I have a very high IQ (99.97% percentile) and I agree there's a difference between intelligence and cultural knowledge.
In my case, my parents read a lot to me, and as soon as I learnt how to read myself I would devour books.
I was raised trilingual, though not on purpose (my parents' language + 2 co-official local languages), and got started on my 4th language by the age of 5. There is scientific evidence that learning multiple languages from an early age is extremely beneficial to the brain.
We didn't have game consoles or a laptop, and I'm early 20s so they were definitely around. Family PC was purchased in 2010, by which point I was about to start secondary school, so had no exposure to screens throughout my childhood.
If you were bored, you were encouraged to find a new book, play with your siblings, clean something, or go to the library to work on some imaginary project. It wasn't my parents' job to entertain us. One summer I learnt the Greek and Hebrew alphabets out of boredom. I spent weeks writing my journal in Greek or Hebrew characters, or came up with an entire fake system.
My parents are both working class, very low-income people, but they tried to expose us to as many activities and topics as possible. Museums, zoos and farms... Big exposure to the arts, which challenges the artistic and creative sides of the brain (music in my case, which was thankfully free and state-subsidised in my home country).
We were always spoken to like adults, so from an early age we would discuss the evening news, current events, sports... Family finances were discussed openly at the dinner table.
We used to take a road trip every summer across Europe to visit my grandparents, and from the age of 6-7 we could confidently read maps and figure out a route through X country on our own. My mum would teach us the correct pronunciation of each language of the countries we were passing through, she read up on the basic rules of each one of them.

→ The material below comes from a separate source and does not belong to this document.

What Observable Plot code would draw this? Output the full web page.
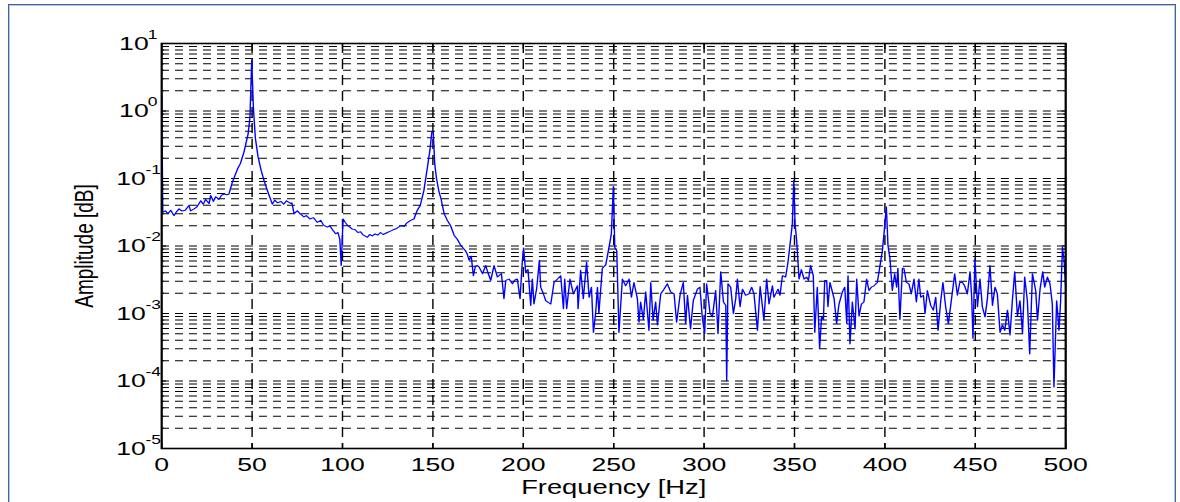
<!DOCTYPE html>
<html><head><meta charset="utf-8">
<script src="https://cdn.jsdelivr.net/npm/d3@7"></script>
<script src="https://cdn.jsdelivr.net/npm/@observablehq/plot@0.6"></script>
<style>
html,body{margin:0;padding:0;background:#fff;overflow:hidden;width:1180px;height:502px;}
#frame{position:absolute;left:8px;top:4px;width:1168px;height:600px;border:1px solid #3e6597;box-shadow:inset 0 0 0 1px #b4c8e2;box-sizing:border-box;}
#chart{position:absolute;left:0;top:0;width:843px;height:502px;transform:scaleX(1.399763);transform-origin:0 0;}
</style></head><body>
<div id="frame"></div>
<div id="chart"></div>
<script>
// Spectrum: frequency [Hz] and log10 of amplitude
const freqHz = [
0,0.6,2,3.5,5,6.8,8,9.6,11,13,15.1,16,17.9,19.5,21.6,23,24.3,26.2,27.1,28.6,29.9,31.7,33,34.5,36,37.2,39,41.9,43.5,45.5,47.8,48.8,49.8,50.7,51.8,53.3,55,56.6,59,61.2,62.5,64,66,67.5,69,71.3,72,73.2,75,76.5,78.7,80,82,84,86,88,89.5,91.6,93,94.5,96.2,97.5,98.5,99.3,100.3,101.5,103,104,105.5,107,108.5,110,111.5,113.8,115,116.5,118,119.5,121,122.5,124.8,126.5,128,130,132.2,134,135.5,137.7,139.5,141.4,143,145,147,148.5,149.4,150.2,151,152,153.4,154.5,156.2,158,159.8,161.7,163.5,165.4,168,169,170,171.2,172.4,173.5,174.6,175.5,177.4,179.2,180.5,182,183.8,185.7,187.9,189.3,190.3,192.1,194,195.5,196.7,198.2,199.5,200.2,
201.3,202.6,204.1,205,205.9,207.4,208.9,209.6,211,212.4,214,215.2,217,218.9,220.7,222.2,222.9,224,225.8,227.7,229.9,230.3,231.7,233.2,235,236.4,237.7,238.8,240,241,241.8,243.7,245.6,247.4,248.7,249.8,250.6,251.7,252.9,254.8,256.6,258.5,259.8,261.2,263.1,264,264.9,266.4,267.7,269.5,270.5,271.8,273.2,274.2,276,277.8,279.7,281.5,283.4,284.8,286.7,288.5,289.8,290.8,292.5,294,296.3,297.7,299,300.3,301.4,303.3,304.6,306.4,307.7,309.2,310.7,312,312.5,313.2,314.7,316.2,317.5,318.4,319.9,321.2,323,324.8,326.3,327.6,329.5,331,333.1,334.6,335.9,337.8,338.6,340.9,342,343.3,345.1,346.4,347.9,348.8,349.6,350.3,351.2,352.5,353.8,355.3,356.7,357.7,358.9,360.4,361.2,362.6,363.9,365,366,366.7,367.8,368.5,369.6,371.9,373.3,374.6,376.5,377.8,378.9,379.6,380.7,382,383.5,384.4,385.7,387,388.4,389.9,391.2,392.5,394,395.8,397.3,398.6,399.5,400.8,401.7,402.8,404.1,405.4,406.5,407.2,408.3,409.7,410.5,411.9,413.3,414.6,416.1,417.4,418.8,419.8,421.3,422.2,423.5,425.3,426.8,428.1,429.4,430.9,432.1,433.6,435.1,436.4,438.6,440.1,441.4,442.9,444.1,445.6,447.1,448,448.7,449.8,451.2,452.6,453.9,455.4,456.7,458.1,459.5,460.9,462.2,463.7,465,466.3,467.8,469.2,470.5,471.8,473.3,474.7,476.1,477.3,478.8,480.1,481.6,483.4,484.4,485.8,487.3,488.4,489.9,491.3,492.6,493.5,495,496.3,497.2,498.2,499.1,500];
const log10Amp = [
0.23,-1.50,-1.48,-1.52,-1.47,-1.55,-1.50,-1.45,-1.48,-1.47,-1.40,-1.48,-1.45,-1.42,-1.33,-1.38,-1.31,-1.37,-1.25,-1.34,-1.27,-1.31,-1.25,-1.23,-1.24,-1.23,-1.06,-0.86,-0.78,-0.61,-0.34,-0.10,0.75,0.06,-0.40,-0.68,-0.88,-1.03,-1.22,-1.38,-1.32,-1.36,-1.34,-1.38,-1.33,-1.37,-1.36,-1.52,-1.48,-1.52,-1.57,-1.55,-1.60,-1.58,-1.65,-1.62,-1.69,-1.72,-1.70,-1.76,-1.82,-1.80,-1.90,-2.29,-1.60,-1.65,-1.70,-1.72,-1.75,-1.76,-1.80,-1.79,-1.84,-1.87,-1.83,-1.85,-1.82,-1.84,-1.80,-1.83,-1.80,-1.78,-1.76,-1.74,-1.70,-1.71,-1.66,-1.62,-1.60,-1.47,-1.40,-1.18,-0.83,-0.55,-0.31,-0.32,-0.78,-1.00,-1.20,-1.30,-1.52,-1.62,-1.70,-1.84,-1.90,-1.99,-2.07,-2.12,-2.21,-2.15,-2.44,-2.30,-2.29,-2.31,-2.41,-2.29,-2.40,-2.51,-2.29,-2.46,-2.41,-2.78,-2.51,-2.49,-2.56,-2.50,-2.49,-2.78,-2.21,-2.03,
-2.39,-2.35,-2.88,-2.49,-2.86,-2.63,-2.21,-2.61,-2.70,-2.81,-2.84,-2.86,-2.54,-2.49,-2.44,-2.93,-2.49,-2.93,-2.49,-2.71,-2.59,-2.93,-2.36,-2.78,-2.24,-2.76,-2.61,-3.28,-3.00,-2.61,-3.00,-2.33,-2.28,-2.02,-1.82,-1.12,-2.02,-2.07,-3.28,-2.49,-2.59,-2.49,-2.76,-2.54,-2.78,-3.13,-2.83,-3.09,-2.68,-3.25,-2.54,-3.10,-2.83,-3.17,-2.71,-2.64,-2.56,-2.68,-2.71,-3.13,-2.73,-2.54,-3.15,-2.73,-3.23,-2.81,-2.64,-2.61,-3.06,-3.30,-2.56,-3.00,-3.05,-2.66,-3.30,-2.38,-2.83,-2.88,-4.00,-2.56,-2.61,-3.00,-2.78,-2.49,-2.90,-2.64,-2.73,-2.71,-2.61,-2.71,-3.25,-2.60,-3.10,-2.49,-2.86,-2.59,-2.76,-2.64,-2.73,-2.44,-2.46,-2.24,-1.89,-1.67,-1.03,-1.67,-1.92,-2.49,-2.35,-2.49,-2.46,-2.51,-2.29,-2.44,-3.28,-2.61,-3.52,-3.04,-3.09,-2.51,-2.51,-2.90,-2.54,-2.78,-3.15,-2.86,-2.68,-2.61,-3.15,-2.44,-3.45,-2.83,-3.23,-2.49,-3.04,-2.86,-2.83,-2.49,-2.66,-2.61,-2.59,-2.54,-2.29,-2.07,-1.82,-1.42,-1.99,-2.19,-2.66,-2.41,-2.61,-2.33,-3.09,-2.33,-2.33,-2.54,-2.56,-2.71,-2.49,-2.83,-2.49,-2.76,-2.73,-3.00,-2.66,-2.88,-2.95,-2.76,-3.25,-2.81,-2.54,-2.90,-3.15,-2.88,-2.41,-2.73,-2.54,-2.54,-2.59,-2.71,-2.38,-2.76,-3.37,-2.19,-2.90,-2.49,-2.90,-3.05,-2.78,-2.29,-2.88,-2.61,-2.71,-3.28,-3.17,-3.25,-2.95,-3.32,-2.81,-2.38,-3.04,-2.81,-3.30,-2.46,-2.81,-3.60,-2.41,-2.66,-3.10,-2.64,-2.38,-2.61,-2.46,-2.56,-2.86,-4.09,-2.81,-3.25,-2.81,-2.02,-2.21,-2.61];

const xTicks = [0, 50, 100, 150, 200, 250, 300, 350, 400, 450, 500];
const decadesPos = [1, 10];
const decadesNeg = [1e-5, 1e-4, 1e-3, 1e-2, 1e-1];
const decades = [...decadesNeg, ...decadesPos];
const minorMultipliers = [2, 3, 4, 5, 6, 7, 8, 9];
const minorTicks = decades.slice(0, -1).flatMap(d => minorMultipliers.map(m => m * d));
const xLabel = "Frequency [Hz]";
const yLabel = "Amplitude [dB]";

const rows = freqHz.map((f, i) => ({f, amp: Math.pow(10, log10Amp[i])}));

const S = 1180 / 843;           // horizontal stretch of the original picture
const W = 843;
const font = "'Liberation Sans', Arial, Helvetica, sans-serif";
const expFmt = d => String(Math.round(Math.log10(d)));
const blank = () => "";

const chart = Plot.plot({
  width: W, height: 502,
  marginLeft: 161 / S, marginRight: W - 1065 / S, marginTop: 43, marginBottom: 54,
  style: {fontFamily: font, background: "transparent", overflow: "visible", color: "#000"},
  x: {domain: [0, 500], label: null},
  y: {type: "log", domain: [1e-5, 10], label: null},
  marks: [
    Plot.ruleY([...decades, ...minorTicks], {stroke: "#000", strokeWidth: 1, strokeDasharray: "5.7,4.3"}),
    Plot.ruleX(xTicks.slice(1, -1), {stroke: "#000", strokeWidth: 1, strokeDasharray: "10,6"}),
    Plot.line(rows, {x: "f", y: "amp", stroke: "#0000ff", strokeWidth: 1}),
    Plot.frame({stroke: "#000", strokeWidth: 1.6}),
    // inward ticks
    Plot.axisX(xTicks, {anchor: "bottom", label: null, tickSize: -5, tickFormat: blank}),
    Plot.axisX(xTicks, {anchor: "top", label: null, tickSize: -5, tickFormat: blank}),
    Plot.axisY(decades, {anchor: "left", label: null, tickSize: -5 / S, tickFormat: blank}),
    Plot.axisY(decades, {anchor: "right", label: null, tickSize: -5 / S, tickFormat: blank}),
    Plot.axisY(minorTicks, {anchor: "left", label: null, tickSize: -3 / S, tickFormat: blank}),
    Plot.axisY(minorTicks, {anchor: "right", label: null, tickSize: -3 / S, tickFormat: blank}),
    // labels
    Plot.axisX(xTicks, {anchor: "bottom", label: null, tickSize: 0, tickPadding: 9, fontSize: 19, tickFormat: d => String(d)}),
    Plot.axisY(decadesPos, {anchor: "left", label: null, tickSize: 0, tickPadding: 9.3, fontSize: 19, tickFormat: () => "10"}),
    Plot.axisY(decadesNeg, {anchor: "left", label: null, tickSize: 0, tickPadding: 11.4, fontSize: 19, tickFormat: () => "10"}),
    Plot.axisY(decadesPos, {anchor: "left", label: null, tickSize: 0, tickPadding: 10, textAnchor: "start", dy: -9, fontSize: 12.5, tickFormat: expFmt}),
    Plot.axisY(decadesNeg, {anchor: "left", label: null, tickSize: 0, tickPadding: 11.6, textAnchor: "start", dy: -9, fontSize: 12.5, tickFormat: expFmt}),
    Plot.text([xLabel], {frameAnchor: "bottom", textAnchor: "middle", dy: 39.5, fontSize: 19.5, lineAnchor: "middle", text: d => d}),
    Plot.text([yLabel], {frameAnchor: "left", textAnchor: "middle", dx: 60 - 161 / S, rotate: -90, fontSize: 19, lineAnchor: "middle", text: d => d})
  ]
});
document.getElementById("chart").appendChild(chart);
</script>
</body></html>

We didn't go to private school so the exposure to sports and social networking wasn't there. I'm actually quite inept when it comes to middle/upper-class social events. I don't know how to dress or what the table etiquette is.
I'm not an avid public speaker but we went to church every week and were always involved in the children's programmes, choir concerts, then did readings when we got older. That gave us confidence.
I got into university at 15 and moved abroad a few months later, after finishing school 2.5 years earlier than normal. Now as a young adult, I try and expose myself to everything we didn't have access to as kids, because like I said earlier intelligence and cultural knowledge are two different things. I definitely still lack in the latter!